Conde Sargent of The World-Herald named us his unofficial No. 1 afterward in a tight battle with Lincoln East, which beat Burke for the first Class A title the next year.
We received our gold medals at a postseason athletic banquet, validation for our hard work. We never played together for CHS again.
Parfitt, who scored 1,324 points in her career, went on to play at Kansas. Howard chose Tarkio. Halpine attended Kearney State. Soener went to St. Teresa in Winona, Minnesota.
I played two years at Creighton, where I briefly held a single-game rebounding record and, according to then trainer Clair “Butch” Fennell, executed one of the best side-saddle rejections he had ever seen.
Eleven years after leaving Cathedral, my daughter, Lindsay, was born. By the time she entered high school, she had competed in basketball, volleyball, softball, tennis, soccer and track.
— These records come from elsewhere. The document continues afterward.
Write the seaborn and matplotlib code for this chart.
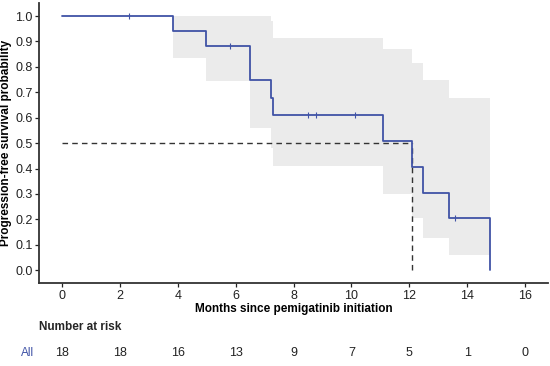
"""Curva de Kaplan-Meier da sobrevida livre de progressão com tabela de risco"""

import numpy as np
import seaborn as sns
import matplotlib.pyplot as plt
from matplotlib import transforms

sns.set_theme(style="ticks")
plt.rcParams["font.family"] = ["Liberation Sans", "DejaVu Sans"]

# Degraus da curva (meses, probabilidade)
times = [0, 3.82, 4.95, 6.5, 7.2, 7.29, 11.1, 12.08, 12.46, 13.36, 14.78]
surv = [1.0, 0.941, 0.882, 0.747, 0.679, 0.611, 0.509, 0.407, 0.305, 0.204, 0.0]
ci_upper = [1.0, 1.0, 1.0, 1.0, 0.98, 0.915, 0.869, 0.814, 0.747, 0.676, 0.676]
ci_lower = [1.0, 0.836, 0.744, 0.561, 0.48, 0.41, 0.30, 0.205, 0.125, 0.059, 0.059]

# Censuras
censor_times = [2.3, 5.79, 8.49, 8.78, 10.13, 13.59]
censor_surv = [1.0, 0.882, 0.611, 0.611, 0.611, 0.204]

median_time = 12.08
median_level = 0.5

# Tabela de risco
risk_times = [0, 2, 4, 6, 8, 10, 12, 14, 16]
risk_counts = [18, 18, 16, 13, 9, 7, 5, 1, 0]

LINE_COLOR = "#4053A6"
TEXT_COLOR = "#222222"


def main():
    """Desenha a curva e salva em out.png"""
    fig = plt.figure(figsize=(5.5, 3.66), dpi=100)
    ax = fig.add_axes([0.0715, 0.2268, 0.9249, 0.7642])

    ax.fill_between(
        times, ci_lower, ci_upper, step="post", color="#EBEBEB", linewidth=0
    )

    ax.hlines(median_level, 0, median_time, colors="#333333", linestyles=(0, (4, 3)), linewidth=1)
    ax.vlines(median_time, 0, median_level, colors="#333333", linestyles=(0, (4, 3)), linewidth=1)

    sns.lineplot(
        x=times,
        y=surv,
        drawstyle="steps-post",
        color=LINE_COLOR,
        linewidth=1.3,
        sort=False,
        ax=ax,
    )
    sns.scatterplot(
        x=censor_times,
        y=censor_surv,
        marker="|",
        s=25,
        color=LINE_COLOR,
        linewidth=0.8,
        ax=ax,
    )

    ax.set_xlim(-0.8, 16.8)
    ax.set_ylim(-0.05, 1.05)
    ax.set_xticks(risk_times)
    ax.set_yticks(np.arange(0, 1.01, 0.1))
    ax.set_yticklabels([f"{v:.1f}" for v in np.arange(0, 1.01, 0.1)])
    ax.tick_params(labelsize=9, colors=TEXT_COLOR, length=3, width=0.9, pad=2)
    for side in ["left", "bottom"]:
        ax.spines[side].set_linewidth(1.3)
        ax.spines[side].set_color("#333333")
    sns.despine(ax=ax)

    ax.set_xlabel(
        "Months since pemigatinib initiation", fontsize=8.5, fontweight="bold",
        color="black", labelpad=1
    )
    ax.set_ylabel(
        "Progression-free survival probability", fontsize=8.5, fontweight="bold",
        color="black", labelpad=2
    )

    # Tabela de risco abaixo do gráfico
    trans = transforms.blended_transform_factory(ax.transData, fig.transFigure)
    fig.text(39 / 550, 1 - 327 / 366, "Number at risk", fontsize=8.5,
             fontweight="bold", va="center", ha="left")
    fig.text(28 / 550, 1 - 353 / 366, "All", fontsize=8.5, color=LINE_COLOR,
             va="center", ha="center")
    for t, n in zip(risk_times, risk_counts):
        ax.text(t, 1 - 353 / 366, str(n), transform=trans, fontsize=9,
                color=TEXT_COLOR, va="center", ha="center")

    plt.savefig("out.png", dpi=100)


if __name__ == "__main__":
    main()
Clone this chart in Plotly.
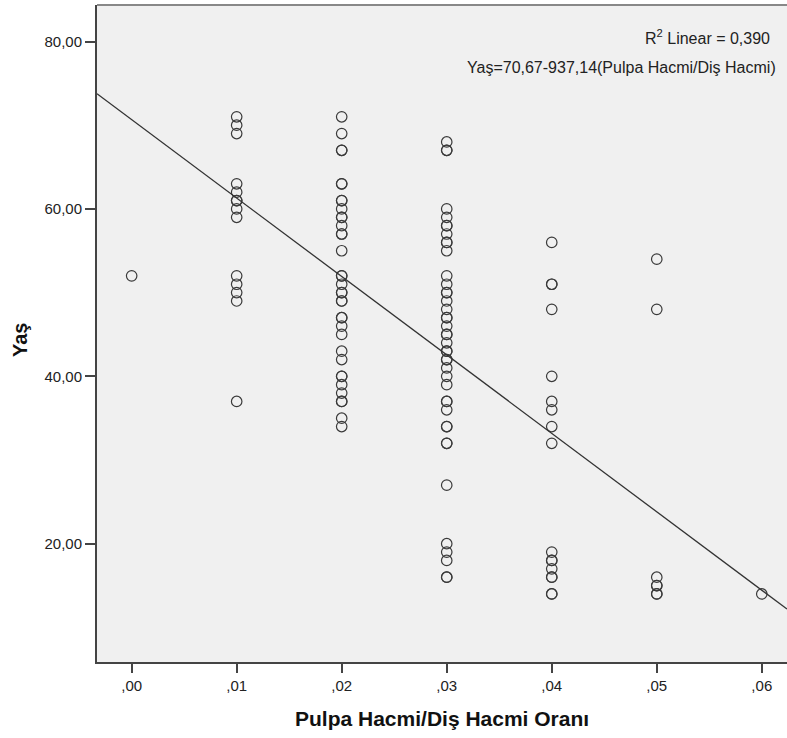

She traveled farther with her select soccer teams in grade school than I ever did, even in my years at Creighton.
I hungered for her to earn the state tournament bid that I’d missed. She never made it in basketball or volleyball. But as a junior, she advanced to the state tournament in tennis. I felt vindication at last.
It wasn’t her last highlight.
Five years later, we visited the Women’s Basketball Hall of Fame in Knoxville, Tennessee, after she was named an NAIA Division II first-team All-American for the third time. I saw her Hastings College jersey on display, one of the proudest moments of my life.
Who knew the daughter of a working-class Cathedral girl, a late bloomer in this late-blooming sport, could go so far?
Of course, my high school team still harbors a sense of regret. After the Nebraska girls state tournament began in 1977, girls like us were quickly forgotten. Nebraska’s last unofficial state champions merited a medal, but we preferred a place in the record books.
Judy Howard, my old teammate, thinks it would have been cool to launch the state tournament in 1976, the same year we celebrated the country’s 200th birthday. Regardless of age or anniversary, our coming-of-age story still binds us together.
“I still think we were the best team all around,” Howard said. “I don’t care what anybody says.”